Não quero dizer mais nada. Estamos vivendo isso. Estamos isso: vivendo. Olha o que a arte vem e faz com a gente. Nos reunimos em torno de um objetivo comum e agora é ele que nos puxa e nos prende, impedindo a fuga. É que eu estou perplexo ao ver as peças todas, todos os pedaços, e ir vendo entre cada parte um sentido, uma sensação, algo tão vital. É bom. É mais do que isso. Porque ao mesmo tempo em que é o nosso teatro, a nossa tentativa de fazer a arte que escolhemos para nossa vida, é desde já a nossa vida se reinventando em sala de ensaio. O limite se confundiu. Não se sabe mais ao certo o que é de Vladimir ou o que é da Flávia. Os personagens foram se ajeitando, eles forem se sentindo quentes e aconchegados nos corpos das meninas. Estragon e Caroll são uma coisa só. Não estou falando que as interpretações estão perfeitas isso e aquilo. Isso realmente não importa. Estou dizendo que nesse jogo a gente se encontrou com as peças. Ada e Pozzo disputam nossa atenção. A Fabíola que disse antes de todas que não queria interpretar Lucky, é o nosso Lucky, mas aquele que está vivo nela, não uma receita, não algo pré-estabelecido.

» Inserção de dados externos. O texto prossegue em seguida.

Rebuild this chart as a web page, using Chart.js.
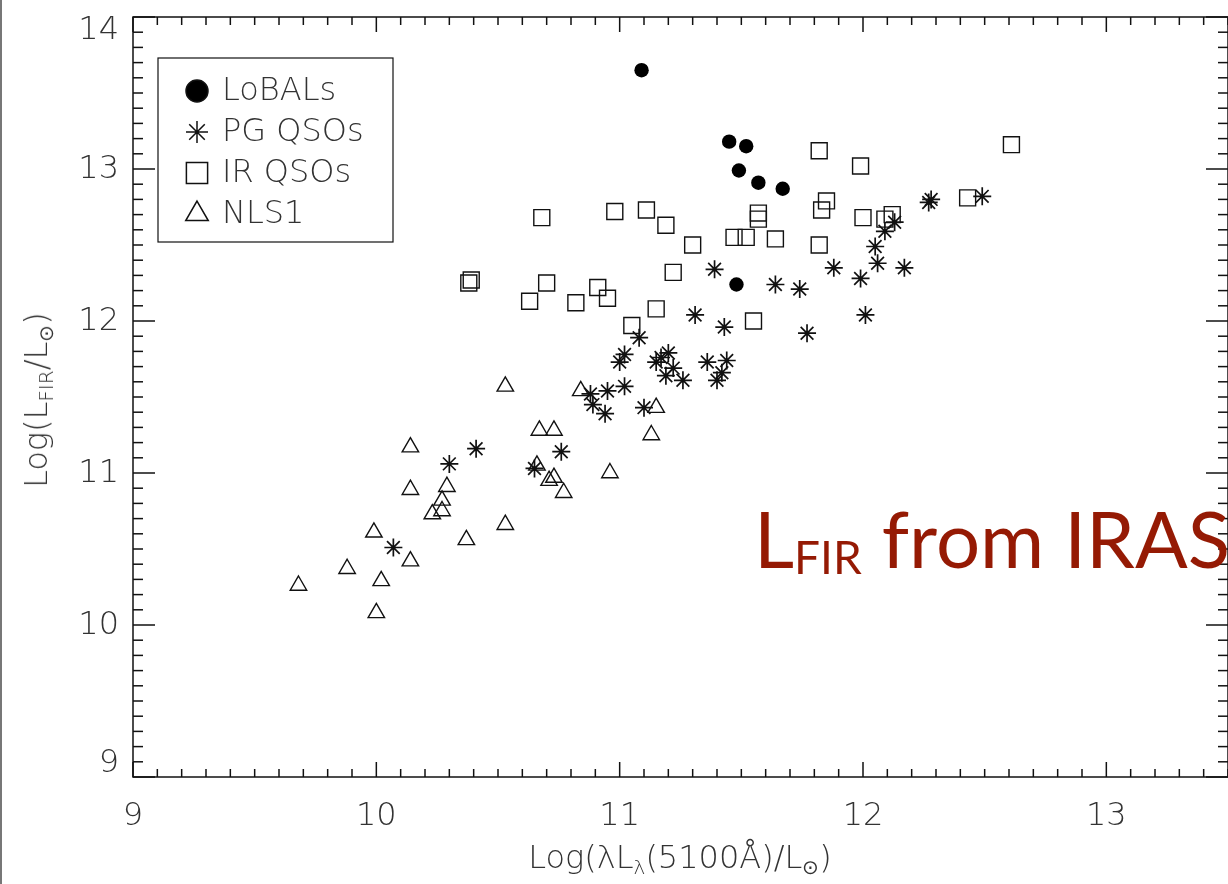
<!DOCTYPE html>
<html>
<head>
<meta charset="utf-8">
<script src="https://cdn.jsdelivr.net/npm/chart.js@4.4.0/dist/chart.umd.min.js"></script>
<style>
  html, body { margin: 0; background: #fff; overflow: hidden; }
  #wrap { position: relative; width: 1228px; height: 884px; overflow: hidden; }
  #scatter { display: block; }
  #edge { position: absolute; left: 0; top: 0; width: 0; height: 884px; border-left: 2px solid #777; }
  .axt { position: absolute; font-family: 'DejaVu Sans', sans-serif; font-weight: 200; font-size: 32px; color: #333; white-space: nowrap; }
  .axt sub { font-size: 20px; vertical-align: -6px; line-height: 0; }
  #xtitle { left: 680px; top: 838px; transform: translateX(-50%); }
  #ytitle { left: 36px; top: 400px; transform: translate(-50%, -50%) rotate(-90deg); }
  #note { position: absolute; left: 754px; top: 491px; font-family: 'Lato', 'Open Sans', sans-serif; font-size: 78px; color: #951a04; white-space: nowrap; }
  #note sub { font-size: 46px; vertical-align: -6px; line-height: 0; }
</style>
</head>
<body>
<div id="wrap">
  <canvas id="scatter" width="1228" height="884"></canvas>
  <div id="edge"></div>
  <div class="axt" id="xtitle">Log(λL<sub>λ</sub>(5100Å)/L<sub>⊙</sub>)</div>
  <div class="axt" id="ytitle">Log(L<sub>FIR</sub>/L<sub>⊙</sub>)</div>
  <div id="note">L<sub>FIR</sub> from IRAS</div>
</div>
<script>
//axis ranges and tick labels
const xTicks = [9, 10, 11, 12, 13];
const yTicks = [9, 10, 11, 12, 13, 14];
const xMin = 9, xMax = 13.5;
const yMin = 9, yMax = 14;

//legend labels
const seriesNames = ['LoBALs', 'PG QSOs', 'IR QSOs', 'NLS1'];

//LoBALs
const loX = [11.09, 11.45, 11.52, 11.49, 11.57, 11.67, 11.48];
const loY = [13.65, 13.18, 13.15, 12.99, 12.91, 12.87, 12.24];

//PG QSOs
const pgX = [12.27, 12.28, 12.49, 12.13, 12.09, 12.05, 12.06, 12.17, 11.99, 11.88,
             11.39, 11.64, 11.74, 12.01, 11.77, 11.31, 11.43, 11.08, 11.02, 11.00,
             11.15, 11.17, 11.20, 11.22, 11.19, 11.26, 11.36, 11.44, 11.42, 11.40,
             11.02, 10.95, 10.94, 11.10, 10.88, 10.89, 10.76, 10.65, 10.41, 10.30, 10.07];
const pgY = [12.78, 12.80, 12.82, 12.65, 12.59, 12.49, 12.38, 12.35, 12.28, 12.35,
             12.34, 12.24, 12.21, 12.04, 11.92, 12.04, 11.96, 11.89, 11.78, 11.73,
             11.73, 11.76, 11.79, 11.69, 11.64, 11.61, 11.73, 11.74, 11.66, 11.61,
             11.57, 11.54, 11.39, 11.43, 11.52, 11.45, 11.14, 11.03, 11.16, 11.06, 10.51];

//IR QSOs
const irX = [11.82, 10.68, 10.98, 11.11, 11.19, 11.30, 11.47, 11.52, 11.57, 11.57,
             11.64, 11.22, 10.39, 10.38, 10.70, 10.91, 10.63, 10.82, 10.95, 11.15,
             11.05, 11.55, 11.82, 11.99, 11.85, 11.83, 12.00, 12.09, 12.12, 12.43, 12.61];
const irY = [13.12, 12.68, 12.72, 12.73, 12.63, 12.50, 12.55, 12.55, 12.71, 12.67,
             12.54, 12.32, 12.27, 12.25, 12.25, 12.22, 12.13, 12.12, 12.15, 12.08,
             11.97, 12.00, 12.50, 13.02, 12.79, 12.73, 12.68, 12.67, 12.70, 12.81, 13.16];

//NLS1
const nlX = [10.53, 10.84, 10.67, 10.73, 11.15, 11.13, 10.96, 10.66, 10.73, 10.71,
             10.77, 10.14, 10.14, 10.29, 10.27, 10.23, 10.27, 10.53, 9.99, 10.37,
             10.14, 9.88, 10.02, 9.68, 10.00];
const nlY = [11.57, 11.54, 11.28, 11.28, 11.43, 11.25, 11.00, 11.05, 10.97, 10.95,
             10.87, 11.17, 10.89, 10.91, 10.82, 10.73, 10.75, 10.66, 10.61, 10.56,
             10.42, 10.37, 10.29, 10.26, 10.08];

const toPoints = (xs, ys) => xs.map((v, i) => ({x: v, y: ys[i]}));

const ink = '#111';
const labelFont = "200 32px 'DejaVu Sans', sans-serif";

//legend symbol styles, same order as seriesNames
const symbols = [
    {pointStyle: 'circle', radius: 11, fill: '#000'},
    {pointStyle: 'star', radius: 11, fill: 'rgba(0,0,0,0)'},
    {pointStyle: 'rect', radius: 15, fill: 'rgba(0,0,0,0)'},
    {pointStyle: 'triangle', radius: 13, fill: 'rgba(0,0,0,0)'},
];

//frame with inward ticks on all four sides, plus the tick labels
const frameTicks = {
    id: 'frameTicks',
    afterDatasetsDraw(chart) {
        const {ctx, chartArea: a, scales} = chart;
        const line = (x1, y1, x2, y2) => {
            ctx.beginPath(); ctx.moveTo(x1, y1); ctx.lineTo(x2, y2); ctx.stroke();
        };
        ctx.save();
        ctx.strokeStyle = ink;
        ctx.lineWidth = 1.5;
        ctx.strokeRect(a.left, a.top, a.right - a.left, a.bottom - a.top);
        for(let t = xMin * 10; t <= xMax * 10; t++) {
            const px = scales.x.getPixelForValue(t / 10);
            const len = t % 10 === 0 ? 15 : 8;
            line(px, a.bottom, px, a.bottom - len);
            line(px, a.top, px, a.top + len);
        }
        for(let t = yMin * 10; t <= yMax * 10; t++) {
            const py = scales.y.getPixelForValue(t / 10);
            const len = t % 10 === 0 ? 22 : 10;
            line(a.left, py, a.left + len, py);
            line(a.right, py, a.right - len, py);
        }

        //tick labels, kept inside the frame height like the original
        ctx.font = labelFont;
        ctx.fillStyle = '#333';
        ctx.textBaseline = 'middle';
        ctx.textAlign = 'center';
        xTicks.forEach(v => {
            ctx.fillText(String(v), scales.x.getPixelForValue(v), a.bottom + 40);
        });
        ctx.textAlign = 'right';
        yTicks.forEach(v => {
            let py = scales.y.getPixelForValue(v);
            py = Math.min(Math.max(py, a.top + 13), a.bottom - 14);
            ctx.fillText(String(v), a.left - 14, py + 1);
        });
        ctx.restore();
    }
};

//boxed legend in upper left corner
const boxLegend = {
    id: 'boxLegend',
    afterDraw(chart) {
        const {ctx} = chart;
        ctx.save();
        ctx.strokeStyle = ink;
        ctx.lineWidth = 1.2;
        ctx.strokeRect(158, 58, 235, 184);
        ctx.font = labelFont;
        ctx.textBaseline = 'middle';
        seriesNames.forEach((name, i) => {
            const cy = 91 + i * 41;
            const s = symbols[i];
            ctx.fillStyle = s.fill;
            ctx.strokeStyle = ink;
            ctx.lineWidth = 1.5;
            Chart.helpers.drawPoint(ctx, {pointStyle: s.pointStyle, radius: s.radius, rotation: 0, borderWidth: 1.5}, 197, cy);
            ctx.fillStyle = '#333';
            ctx.fillText(name, 222, cy + 1);
        });
        ctx.restore();
    }
};

const datasets = [
    {label: seriesNames[3], data: toPoints(nlX, nlY), pointStyle: 'triangle', pointRadius: 9.5,
     backgroundColor: 'rgba(0,0,0,0)', borderColor: ink, borderWidth: 1.4},
    {label: seriesNames[2], data: toPoints(irX, irY), pointStyle: 'rect', pointRadius: 11.3,
     backgroundColor: 'rgba(0,0,0,0)', borderColor: ink, borderWidth: 1.4},
    {label: seriesNames[1], data: toPoints(pgX, pgY), pointStyle: 'star', pointRadius: 9,
     backgroundColor: 'rgba(0,0,0,0)', borderColor: ink, borderWidth: 1.7},
    {label: seriesNames[0], data: toPoints(loX, loY), pointStyle: 'circle', pointRadius: 7.2,
     backgroundColor: '#000', borderColor: '#000', borderWidth: 0},
];

new Chart(document.getElementById('scatter'), {
    type: 'scatter',
    data: {datasets: datasets},
    options: {
        responsive: false,
        animation: false,
        devicePixelRatio: 1,
        layout: {autoPadding: false, padding: {top: 17, right: 0, left: 0, bottom: 0}},
        plugins: {legend: {display: false}, tooltip: {enabled: false}},
        elements: {point: {hoverRadius: 0}},
        scales: {
            x: {
                type: 'linear', min: xMin, max: xMax,
                afterFit: scale => { scale.height = 107; },
                grid: {display: false, drawTicks: false},
                border: {display: false},
                ticks: {display: false}
            },
            y: {
                type: 'linear', min: yMin, max: yMax,
                afterFit: scale => { scale.width = 133; },
                grid: {display: false, drawTicks: false},
                border: {display: false},
                ticks: {display: false}
            }
        }
    },
    plugins: [frameTicks, boxLegend]
});
</script>
</body>
</html>
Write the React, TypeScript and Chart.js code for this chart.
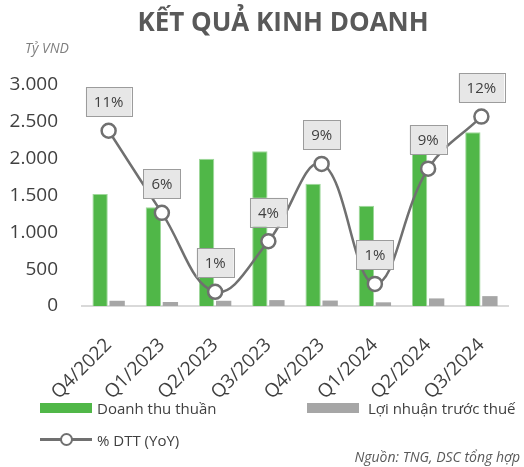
import React, { useEffect, useRef } from "react";
import { Chart, registerables } from "chart.js";

Chart.register(...registerables);

const categories = ["Q4/2022", "Q1/2023", "Q2/2023", "Q3/2023", "Q4/2023", "Q1/2024", "Q2/2024", "Q3/2024"];
const revenue = [1520, 1340, 2000, 2100, 1660, 1360, 2090, 2360];
const profit = [71, 54, 71, 80, 74, 50, 103, 134];
const yoy = [11.1, 5.9, 0.9, 4.1, 9.0, 1.4, 8.7, 12.0];
const yMin = 0;
const yMax = 3000;
const yStep = 500;
const y1Max = 14;

const FONT = "'Open Sans', 'Noto Sans', sans-serif";
const GREEN = "#50b748";
const GRAY = "#a6a6a6";
const LINE = "#707070";
const TEXT = "#404040";

const labelPlugin = {
  id: "boxLabels",
  afterDatasetsDraw(chart: any) {
    const meta = chart.getDatasetMeta(2);
    const ctx = chart.ctx;
    ctx.save();
    ctx.font = `15px ${FONT}`;
    ctx.textAlign = "center";
    ctx.textBaseline = "middle";
    meta.data.forEach((pt: any, i: number) => {
      const text = `${Math.round(yoy[i])}%`;
      const w = ctx.measureText(text).width + 16;
      const h = 29;
      const cx = pt.x;
      const cy = pt.y - 29;
      ctx.fillStyle = "#e7e7e7";
      ctx.fillRect(cx - w / 2, cy - h / 2, w, h);
      ctx.strokeStyle = "#9c9c9c";
      ctx.lineWidth = 1;
      ctx.strokeRect(Math.round(cx - w / 2) + 0.5, Math.round(cy - h / 2) + 0.5, Math.round(w), h);
      ctx.fillStyle = TEXT;
      ctx.fillText(text, cx, cy + 1);
    });
    ctx.restore();
  },
};

export default function App() {
  const ref = useRef<HTMLCanvasElement>(null);
  useEffect(() => {
    if (!ref.current) return;
    const chart = new Chart(ref.current, {
      type: "bar",
      data: {
        labels: categories,
        datasets: [
          {
            type: "bar",
            label: "Doanh thu thuần",
            data: revenue,
            backgroundColor: GREEN,
            borderColor: "#9fd89b",
            borderWidth: 1,
            yAxisID: "y",
            order: 1,
            categoryPercentage: 0.64,
            barPercentage: 0.9,
          },
          {
            type: "bar",
            label: "Lợi nhuận trước thuế",
            data: profit,
            backgroundColor: GRAY,
            yAxisID: "y",
            order: 2,
            categoryPercentage: 0.64,
            barPercentage: 0.9,
          },
          {
            type: "line",
            label: "% DTT (YoY)",
            data: yoy,
            borderColor: LINE,
            borderWidth: 2.5,
            pointRadius: 7,
            pointBorderWidth: 2.5,
            pointBackgroundColor: "#ffffff",
            pointBorderColor: LINE,
            tension: 0.4,
            yAxisID: "y1",
            order: 0,
          } as any,
        ],
      },
      options: {
        animation: false,
        responsive: false,
        layout: { padding: { top: 85, left: 0, right: 16, bottom: 67 } },
        plugins: {
          legend: { display: false },
          tooltip: { enabled: false },
          title: { display: false },
        },
        scales: {
          x: {
            grid: { display: false },
            border: { display: true, color: "#d9d9d9", width: 2 },
            ticks: {
              minRotation: 45,
              maxRotation: 45,
              padding: 20,
              color: TEXT,
              font: { family: FONT, size: 19 },
            },
            afterFit(scale: any) {
              scale.height = 94;
            },
          },
          y: {
            min: yMin,
            max: yMax,
            grid: { display: false },
            border: { display: false },
            ticks: {
              stepSize: yStep,
              padding: 16,
              color: TEXT,
              font: { family: FONT, size: 19 },
              callback: (v: any) => Number(v).toLocaleString("de-DE"),
            },
            afterFit(scale: any) {
              scale.width = 82;
            },
          },
          y1: {
            display: false,
            min: 0,
            max: y1Max,
            position: "right",
          },
        },
      },
      plugins: [labelPlugin],
    });
    return () => chart.destroy();
  }, []);

  const legendText: React.CSSProperties = {
    position: "absolute",
    fontFamily: FONT,
    fontSize: 15,
    color: TEXT,
    lineHeight: "20px",
    whiteSpace: "nowrap",
  };

  return (
    <div style={{ position: "absolute", left: 0, top: 0, width: 524, height: 467, background: "#fff", overflow: "hidden" }}>
      <canvas ref={ref} width={524} height={467} style={{ position: "absolute", left: 0, top: 0 }} />
      <div
        style={{
          position: "absolute",
          left: 0,
          top: 3,
          width: 566,
          textAlign: "center",
          fontFamily: FONT,
          fontWeight: 700,
          fontSize: 26,
          color: "#595959",
          lineHeight: "36px",
          whiteSpace: "nowrap",
        }}
      >
        KẾT QUẢ KINH DOANH
      </div>
      <div style={{ position: "absolute", left: 25, top: 38, fontFamily: FONT, fontStyle: "italic", fontSize: 14, color: "#7f7f7f", lineHeight: "20px" }}>
        Tỷ VND
      </div>
      <div style={{ position: "absolute", left: 40, top: 403, width: 52, height: 10, background: GREEN }} />
      <div style={{ ...legendText, left: 97, top: 398 }}>Doanh thu thuần</div>
      <div style={{ position: "absolute", left: 307, top: 403, width: 52, height: 10, background: GRAY }} />
      <div style={{ ...legendText, left: 368, top: 398 }}>Lợi nhuận trước thuế</div>
      <div style={{ position: "absolute", left: 40, top: 438, width: 52, height: 3, background: LINE }} />
      <div
        style={{
          position: "absolute",
          left: 60,
          top: 433,
          width: 9,
          height: 9,
          borderRadius: "50%",
          border: `2.5px solid ${LINE}`,
          background: "#fff",
        }}
      />
      <div style={{ ...legendText, left: 97, top: 430 }}>% DTT (YoY)</div>
      <div
        style={{
          position: "absolute",
          right: 4,
          top: 447,
          fontFamily: FONT,
          fontStyle: "italic",
          fontSize: 14,
          color: "#595959",
          lineHeight: "20px",
          whiteSpace: "nowrap",
        }}
      >
        Nguồn: TNG, DSC tổng hợp
      </div>
    </div>
  );
}
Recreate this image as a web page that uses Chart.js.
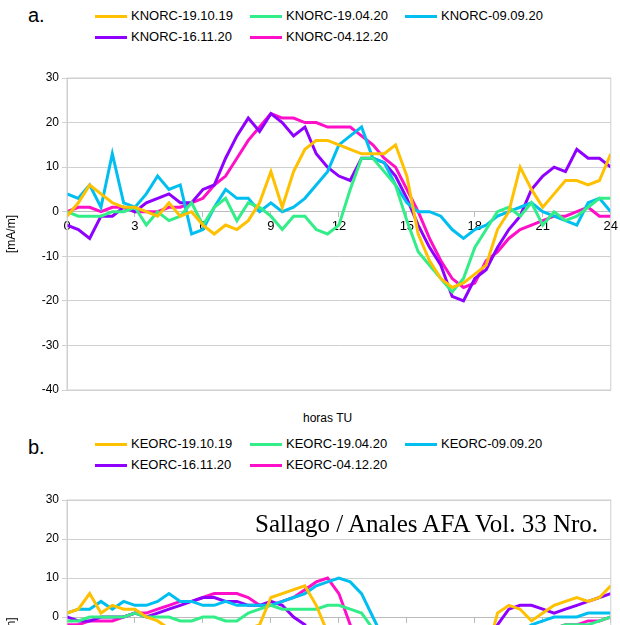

As meninas são os meninos? Ou foram os tais meninos que nelas se encontraram? No final das contas, o que desde o início era uma confusão, agora se revela como fato, coisa assim sobre a qual não temos questões. Mas que nem por isso não precisam ser questionadas. Eu me sinto, neste momento, exatamente o Menino. O mensageiro que chega dizendo que Godot não virá. Sinto-me o estraga prazer que veio dar marca ao jogo entre Vladimir, Estragon, Pozzo e Lucky. Eu vim dizer a duração das falas, as intenções, eu vim dar o tempo, delimitar o espaço. Eu vim ser sem graça. Ficar mal por tudo isso. Vim ficar constrangido. Vim ser cínico e inoperante. Com cara de pau para dizer, depois de tudo isso, que Godot não virá.

Ora, por favor. Eu queria poder gritar, ELE NÃO VEIO PORQUE JÁ ESTÁ AQUI!!! Mas, de fato, nem sempre um ator consegue convencer a platéia. Nem sempre convence os outros atores que estão com ele em cena. Às vezes ele se boicota. Às vezes é um equívoco de primeira. Acho que isso me faz pensar se um erro precisa ser verdade para ser erro? Se um boicote precisa acontecer de fato para ser boicote…

Quem espera sempre alcança. Sem dúvida. O como se espera, é que faz toda a diferença.